Оля удивленно вскинула брови, названия вернули ее в студенческие годы, миндальный привкус ликера на губах напомнил о вечеринках в общежитии, когда засидевшиеся за полночь москвичи разбегались через черный вход, тайком от бдительного коменданта. Это было очень давно, в голодные времена горбачевской перестройки, страшного дефицита, карточек, очередей и абсолютной анархии. Как странно, что сейчас опять…

– Любишь «Амаретто»? – перебил ее мысли Антон.

Ольга болезненно скривилась, пытаясь выправить реальность, отделить ее от прошлого. От «о чем поет ночная птица» под расстроенную гитару, от не менее расстроенного настроения, от горечи ликера и от цианистой горечи первой измены. Ее парень, Игорь, остался в комнате гостеприимной подруги – девочки из Омска, та быстро научилась «нужным аккордам» – многозначительным фразам и взглядам.

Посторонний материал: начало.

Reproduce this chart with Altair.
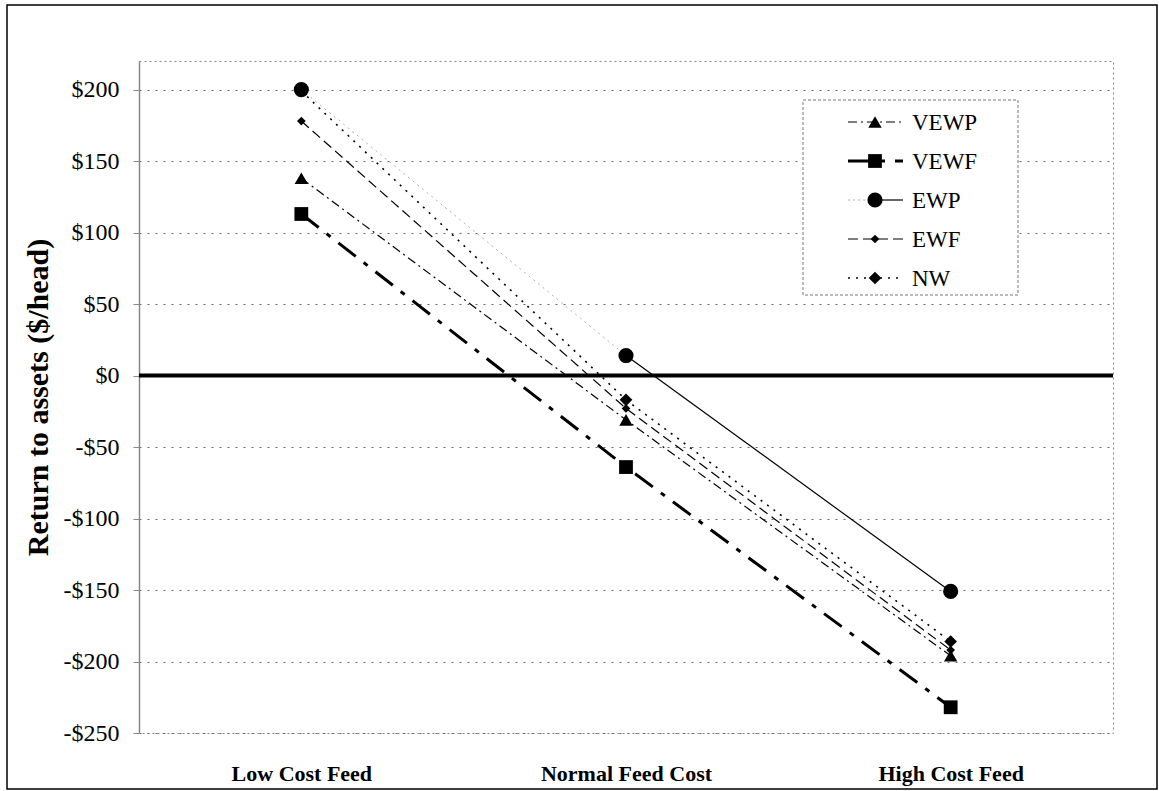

Поэтому Оля отрицательно замотала головой. Только не Амаретто! Не дай бог повторится.

– Тогда может игристое? Итальянское сейчас большая редкость, – не унимался Антон, пытаясь доставить удовольствие владельцу кафе.

Разгадав его тайный замысел: другим способом от рачительного Ираклия Самуиловича избавиться невозможно, она кивнула.

– Можно. Но, пожалуйста, «Проссеко» брют или полусладкое розовое «Ламбрусско».

Пиджак с искрой напрягся.

– Простите, но у нас сейчас только советское, с первого винзавода, но очень хорошего качества, с медалями! На ВДНХ в этом году выставлялось! И для особых гостей – небольшой запас итальянского сладкого «Спуманте». Я сожалею, что не угодил даме. Но обязательно сделаю заказ на будущее! А к напитку всенепременно полагается сюрприз: женская радость. Сию минуточку! – кримпленовый коротышка исчез.

– Олечка, соглашайся на все, иначе он не отстанет. Выхода нет.

Через несколько минут на их столике появилась покрытая изморозью бутылка в мельхиоровом ведерке в компании высоких хрустальных бокалов, а рядом на блюдечке – обещанный сюрприз, «женская радость», горка припорошенных кокосовой стружкой конфет.

Оля узнала обычные рафаэлинки.

– Дорогим гостям из личных запасов, детишкам берег. Кушайте, – Ираклий самозабвенно раскланялся, на прощание бросил еще один признательный взгляд на врача.

Не успели утихнуть его быстрые шаги, проигрыш тапера сменил треснувший голос Челентано, затянувший «Sole», и стрелки часов, бешено мелькая стрелками, снова завертелись назад.

Сердце Оли дрогнуло, на глаза навернулись слезы.